To ensure full ISO compliance and guarantee system safety, every team must implement a consistent set of steps. These actions make the development process transparent and understandable for any regulator. A systemic approach to data management becomes the basis for successfully obtaining permits for the use of autonomous technologies.

Step

Action for the Team

Result

Guidelines

Formalize and describe in detail the labeling rules for each object type.

Uniformity of data from all annotators.

Version control

Implement strict version control for every dataset and model.

Ability to return to any point of development.

Documentation

Record every change, source of origin, and verification results.

Full readiness for external audit.

Internal audit

Regularly conduct own process checks for compliance with standards.
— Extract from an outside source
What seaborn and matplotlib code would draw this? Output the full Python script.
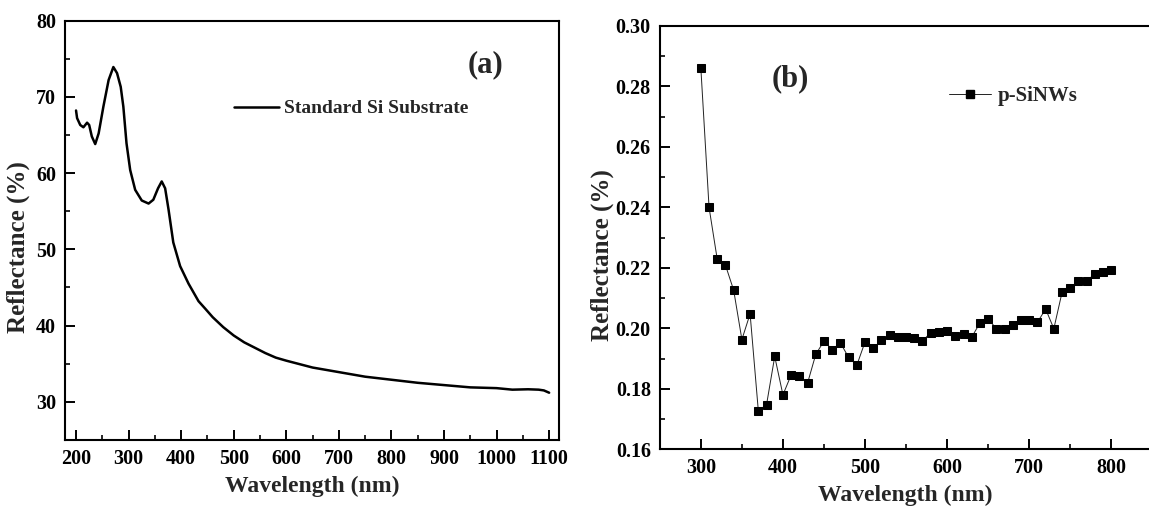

Timely identification of weak points.

Adhering to these simple but important steps allows for turning the labeling process into a professional engineering solution that meets the highest global safety standards.

FAQ

How does ISO 34 affect the development speed of autonomous vehicles?

Initially, implementing the standard may slow down processes due to the need for detailed documentation; however, in the future, it saves months of work by eliminating errors during certification. It creates a reliable foundation that does not require a complete base rework with every legislative change.

What is "data hygiene" in the context of AV safety?

It is a set of regular actions to remove outdated, incorrect, or dangerous examples from training sets. Such hygiene prevents the accumulation of systemic errors that could lead to unpredictable car behavior on the road.

Does the ISO 34 standard require anonymization of pedestrian faces?

While the standard itself focuses more on driving safety, it is closely linked to privacy regulations that require personal data protection. For successful certification in the EU, companies must guarantee that training data does not violate citizens' rights.

How often should dataset audits be conducted according to ISO?

An audit is recommended during every significant model update or when adding new geographical regions to the car's operation zone. Regular checks ensure that new data has not degraded the quality of previous developments. 

Are synthetic data considered legitimate for ISO certification?

Yes, they are actively used for testing critical cases; however, you must have a clear methodology for how this data was created and verified for realism. The standard requires proof that the synthetics adequately reflect the physical properties of the real world.

What is the role of metadata in standard compliance?

Metadata contains information about filming conditions, time, cloudiness, or road status, which is critical for understanding the training context. Without detailed metadata, it is impossible to prove the completeness of scenarios, which is a mandatory requirement for safe systems.

How does the standard help in accident analysis after product launch?

Thanks to a transparent history of changes, developers can quickly check if the model learned from similar situations and where exactly the logic failure occurred. This allows for prompt corrections and increased safety for the entire fleet of vehicles.

Are there automatic tools to check ISO compliance?

There are specialized data management platforms that automatically create audit logs and control versions. However, the final decision on compliance is always made by a human based on an analysis of the aggregate processes.

How does ISO 34 differ from standard software quality standards?

The main difference lies in the emphasis on physical safety and consideration of the unpredictability of the external environment. Ordinary standards care about code functionality, while ISO 34 cares that this code does not lead to tragic consequences in real life.